#### [THE DATA]
□ □ □ □ □ □ □
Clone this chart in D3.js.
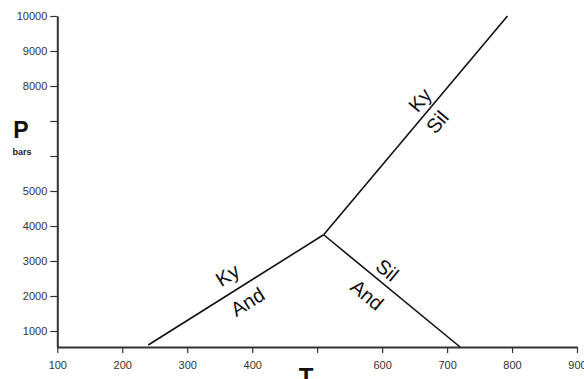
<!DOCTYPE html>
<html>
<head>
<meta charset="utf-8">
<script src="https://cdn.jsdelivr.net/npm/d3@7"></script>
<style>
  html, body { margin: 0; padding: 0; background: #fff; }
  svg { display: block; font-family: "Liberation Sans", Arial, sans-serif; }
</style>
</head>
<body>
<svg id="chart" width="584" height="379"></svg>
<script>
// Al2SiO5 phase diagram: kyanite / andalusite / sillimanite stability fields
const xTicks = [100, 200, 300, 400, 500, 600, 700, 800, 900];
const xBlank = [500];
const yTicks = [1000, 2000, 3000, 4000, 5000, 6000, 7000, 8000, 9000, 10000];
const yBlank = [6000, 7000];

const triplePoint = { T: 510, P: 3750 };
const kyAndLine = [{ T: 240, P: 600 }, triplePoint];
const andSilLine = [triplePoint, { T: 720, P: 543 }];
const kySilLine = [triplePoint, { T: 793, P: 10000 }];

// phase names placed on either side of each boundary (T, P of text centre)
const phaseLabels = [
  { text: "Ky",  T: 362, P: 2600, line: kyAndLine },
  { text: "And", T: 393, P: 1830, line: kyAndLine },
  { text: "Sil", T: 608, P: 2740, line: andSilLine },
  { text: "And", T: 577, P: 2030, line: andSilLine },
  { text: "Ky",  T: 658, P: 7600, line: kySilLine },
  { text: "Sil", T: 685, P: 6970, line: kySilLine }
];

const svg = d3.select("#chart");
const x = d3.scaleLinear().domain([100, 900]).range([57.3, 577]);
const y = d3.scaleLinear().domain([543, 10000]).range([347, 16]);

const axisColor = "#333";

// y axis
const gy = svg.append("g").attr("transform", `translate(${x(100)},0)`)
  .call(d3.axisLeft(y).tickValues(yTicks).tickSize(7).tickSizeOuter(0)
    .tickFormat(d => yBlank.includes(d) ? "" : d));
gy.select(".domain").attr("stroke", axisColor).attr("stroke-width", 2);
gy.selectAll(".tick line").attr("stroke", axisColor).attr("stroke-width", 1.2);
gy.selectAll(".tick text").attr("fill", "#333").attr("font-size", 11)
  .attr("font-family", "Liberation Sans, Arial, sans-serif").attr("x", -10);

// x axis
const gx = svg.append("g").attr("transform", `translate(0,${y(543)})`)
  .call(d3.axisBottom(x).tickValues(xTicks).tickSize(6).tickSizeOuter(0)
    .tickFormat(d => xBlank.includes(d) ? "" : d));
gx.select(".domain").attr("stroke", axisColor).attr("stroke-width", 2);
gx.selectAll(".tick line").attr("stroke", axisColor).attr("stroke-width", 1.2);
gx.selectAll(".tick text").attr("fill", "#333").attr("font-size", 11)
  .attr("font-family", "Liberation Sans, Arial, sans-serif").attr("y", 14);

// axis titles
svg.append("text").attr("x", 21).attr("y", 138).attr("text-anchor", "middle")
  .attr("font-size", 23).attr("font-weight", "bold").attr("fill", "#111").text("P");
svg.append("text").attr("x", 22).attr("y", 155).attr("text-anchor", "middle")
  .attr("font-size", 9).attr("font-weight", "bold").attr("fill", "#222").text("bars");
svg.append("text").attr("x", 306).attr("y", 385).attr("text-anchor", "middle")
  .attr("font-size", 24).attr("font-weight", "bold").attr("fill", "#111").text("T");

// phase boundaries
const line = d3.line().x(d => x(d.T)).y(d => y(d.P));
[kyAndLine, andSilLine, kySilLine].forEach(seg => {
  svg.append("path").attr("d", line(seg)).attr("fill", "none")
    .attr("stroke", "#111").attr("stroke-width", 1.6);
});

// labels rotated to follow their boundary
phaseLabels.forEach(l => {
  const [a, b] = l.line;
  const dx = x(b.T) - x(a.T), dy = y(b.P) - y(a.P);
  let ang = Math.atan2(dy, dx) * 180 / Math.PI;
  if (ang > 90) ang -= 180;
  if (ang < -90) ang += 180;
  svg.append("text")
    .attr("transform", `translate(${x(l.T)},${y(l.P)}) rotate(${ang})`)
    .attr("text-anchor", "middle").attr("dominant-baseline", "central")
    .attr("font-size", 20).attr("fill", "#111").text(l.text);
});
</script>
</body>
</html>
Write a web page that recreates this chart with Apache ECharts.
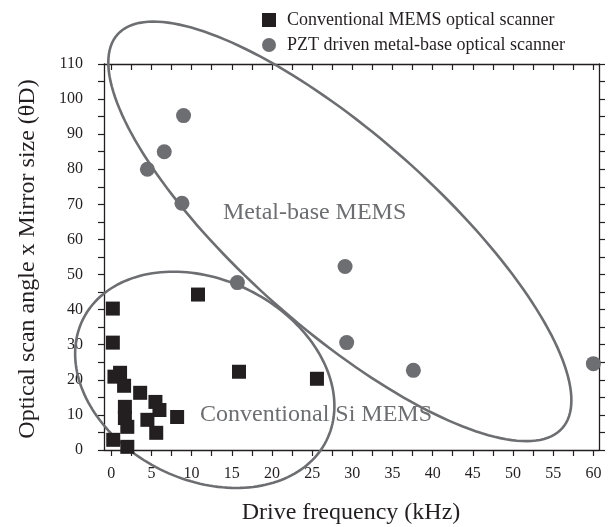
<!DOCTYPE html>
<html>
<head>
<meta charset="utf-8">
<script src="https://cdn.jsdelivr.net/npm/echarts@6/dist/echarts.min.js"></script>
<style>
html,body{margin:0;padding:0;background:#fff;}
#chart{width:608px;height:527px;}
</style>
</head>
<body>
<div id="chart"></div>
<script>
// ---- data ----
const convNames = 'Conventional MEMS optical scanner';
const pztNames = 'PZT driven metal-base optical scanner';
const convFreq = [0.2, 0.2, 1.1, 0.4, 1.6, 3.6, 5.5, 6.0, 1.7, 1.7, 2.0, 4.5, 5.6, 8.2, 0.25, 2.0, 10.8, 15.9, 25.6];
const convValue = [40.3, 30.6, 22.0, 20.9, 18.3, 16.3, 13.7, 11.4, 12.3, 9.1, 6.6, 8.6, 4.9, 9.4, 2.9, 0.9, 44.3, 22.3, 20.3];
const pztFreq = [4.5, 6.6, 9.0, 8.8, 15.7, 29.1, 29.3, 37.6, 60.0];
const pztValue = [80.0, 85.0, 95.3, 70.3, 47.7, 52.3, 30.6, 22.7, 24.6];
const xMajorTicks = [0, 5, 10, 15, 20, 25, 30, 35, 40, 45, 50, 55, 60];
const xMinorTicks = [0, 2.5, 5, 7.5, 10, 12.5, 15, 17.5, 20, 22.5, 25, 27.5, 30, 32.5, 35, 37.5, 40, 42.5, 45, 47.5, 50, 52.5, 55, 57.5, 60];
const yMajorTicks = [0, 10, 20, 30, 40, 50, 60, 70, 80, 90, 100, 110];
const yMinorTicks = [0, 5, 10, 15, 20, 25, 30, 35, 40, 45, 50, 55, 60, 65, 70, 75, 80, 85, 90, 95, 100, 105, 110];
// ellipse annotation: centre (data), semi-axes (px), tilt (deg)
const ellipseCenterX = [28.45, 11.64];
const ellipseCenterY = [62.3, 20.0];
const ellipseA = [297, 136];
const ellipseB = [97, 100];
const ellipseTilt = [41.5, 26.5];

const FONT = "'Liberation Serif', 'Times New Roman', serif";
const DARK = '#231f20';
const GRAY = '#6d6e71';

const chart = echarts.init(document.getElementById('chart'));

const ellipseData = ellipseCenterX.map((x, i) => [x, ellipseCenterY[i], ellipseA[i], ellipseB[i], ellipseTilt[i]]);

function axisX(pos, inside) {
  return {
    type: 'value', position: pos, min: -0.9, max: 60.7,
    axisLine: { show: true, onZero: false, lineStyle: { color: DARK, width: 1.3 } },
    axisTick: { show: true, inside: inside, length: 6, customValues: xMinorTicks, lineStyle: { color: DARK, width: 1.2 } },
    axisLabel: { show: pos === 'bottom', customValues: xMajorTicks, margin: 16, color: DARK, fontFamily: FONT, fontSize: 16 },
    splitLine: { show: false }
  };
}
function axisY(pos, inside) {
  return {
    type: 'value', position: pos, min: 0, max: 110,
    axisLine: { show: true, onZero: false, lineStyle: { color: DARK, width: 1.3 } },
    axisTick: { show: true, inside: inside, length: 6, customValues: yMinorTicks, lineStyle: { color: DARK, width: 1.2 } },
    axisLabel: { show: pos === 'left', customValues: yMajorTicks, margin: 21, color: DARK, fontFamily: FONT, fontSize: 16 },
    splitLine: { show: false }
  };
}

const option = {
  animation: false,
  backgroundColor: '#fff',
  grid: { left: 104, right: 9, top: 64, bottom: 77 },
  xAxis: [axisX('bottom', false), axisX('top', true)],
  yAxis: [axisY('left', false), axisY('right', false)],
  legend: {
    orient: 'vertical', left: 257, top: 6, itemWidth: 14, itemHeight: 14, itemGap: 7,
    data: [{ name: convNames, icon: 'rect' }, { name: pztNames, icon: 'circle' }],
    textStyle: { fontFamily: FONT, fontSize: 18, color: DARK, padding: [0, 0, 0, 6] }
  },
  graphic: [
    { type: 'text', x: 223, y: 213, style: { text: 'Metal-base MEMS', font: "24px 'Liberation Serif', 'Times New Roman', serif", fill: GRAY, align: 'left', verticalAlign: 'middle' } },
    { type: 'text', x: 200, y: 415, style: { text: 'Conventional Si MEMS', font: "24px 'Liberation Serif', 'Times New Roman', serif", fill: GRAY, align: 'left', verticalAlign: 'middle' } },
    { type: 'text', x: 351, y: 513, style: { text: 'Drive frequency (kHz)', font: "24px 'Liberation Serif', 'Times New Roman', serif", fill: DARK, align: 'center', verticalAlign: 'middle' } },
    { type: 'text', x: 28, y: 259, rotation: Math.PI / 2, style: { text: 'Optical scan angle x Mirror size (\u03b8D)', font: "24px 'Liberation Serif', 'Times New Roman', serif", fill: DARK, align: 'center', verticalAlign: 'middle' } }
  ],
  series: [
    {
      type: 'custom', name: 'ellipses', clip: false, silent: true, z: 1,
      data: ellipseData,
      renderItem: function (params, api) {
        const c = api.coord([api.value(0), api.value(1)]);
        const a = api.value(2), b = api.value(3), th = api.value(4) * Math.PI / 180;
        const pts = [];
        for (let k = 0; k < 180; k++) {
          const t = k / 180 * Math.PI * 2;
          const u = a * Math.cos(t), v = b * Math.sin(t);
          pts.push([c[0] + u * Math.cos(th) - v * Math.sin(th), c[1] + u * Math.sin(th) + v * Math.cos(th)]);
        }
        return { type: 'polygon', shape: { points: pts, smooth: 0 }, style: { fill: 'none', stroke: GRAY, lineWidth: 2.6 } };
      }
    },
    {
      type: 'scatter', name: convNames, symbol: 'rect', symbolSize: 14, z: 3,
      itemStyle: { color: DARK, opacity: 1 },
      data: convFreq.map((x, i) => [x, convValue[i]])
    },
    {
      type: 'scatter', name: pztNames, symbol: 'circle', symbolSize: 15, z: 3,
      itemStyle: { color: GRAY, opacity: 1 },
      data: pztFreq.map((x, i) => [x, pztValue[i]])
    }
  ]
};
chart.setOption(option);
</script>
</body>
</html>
□ □ □ □ □ □ □
#### [YOUR INSTRUCTIONS]
Write down exactly what the lines above say, from the line holding "Write a web" through the line holding "const GRAY = '#6d6e71';", and nothing more. Do not copy the pictures.

#### [CORRECT ANSWER]
Write a web page that recreates this chart with Apache ECharts.
<!DOCTYPE html>
<html>
<head>
<meta charset="utf-8">
<script src="https://cdn.jsdelivr.net/npm/echarts@6/dist/echarts.min.js"></script>
<style>
html,body{margin:0;padding:0;background:#fff;}
#chart{width:608px;height:527px;}
</style>
</head>
<body>
<div id="chart"></div>
<script>
// ---- data ----
const convNames = 'Conventional MEMS optical scanner';
const pztNames = 'PZT driven metal-base optical scanner';
const convFreq = [0.2, 0.2, 1.1, 0.4, 1.6, 3.6, 5.5, 6.0, 1.7, 1.7, 2.0, 4.5, 5.6, 8.2, 0.25, 2.0, 10.8, 15.9, 25.6];
const convValue = [40.3, 30.6, 22.0, 20.9, 18.3, 16.3, 13.7, 11.4, 12.3, 9.1, 6.6, 8.6, 4.9, 9.4, 2.9, 0.9, 44.3, 22.3, 20.3];
const pztFreq = [4.5, 6.6, 9.0, 8.8, 15.7, 29.1, 29.3, 37.6, 60.0];
const pztValue = [80.0, 85.0, 95.3, 70.3, 47.7, 52.3, 30.6, 22.7, 24.6];
const xMajorTicks = [0, 5, 10, 15, 20, 25, 30, 35, 40, 45, 50, 55, 60];
const xMinorTicks = [0, 2.5, 5, 7.5, 10, 12.5, 15, 17.5, 20, 22.5, 25, 27.5, 30, 32.5, 35, 37.5, 40, 42.5, 45, 47.5, 50, 52.5, 55, 57.5, 60];
const yMajorTicks = [0, 10, 20, 30, 40, 50, 60, 70, 80, 90, 100, 110];
const yMinorTicks = [0, 5, 10, 15, 20, 25, 30, 35, 40, 45, 50, 55, 60, 65, 70, 75, 80, 85, 90, 95, 100, 105, 110];
// ellipse annotation: centre (data), semi-axes (px), tilt (deg)
const ellipseCenterX = [28.45, 11.64];
const ellipseCenterY = [62.3, 20.0];
const ellipseA = [297, 136];
const ellipseB = [97, 100];
const ellipseTilt = [41.5, 26.5];

const FONT = "'Liberation Serif', 'Times New Roman', serif";
const DARK = '#231f20';
const GRAY = '#6d6e71';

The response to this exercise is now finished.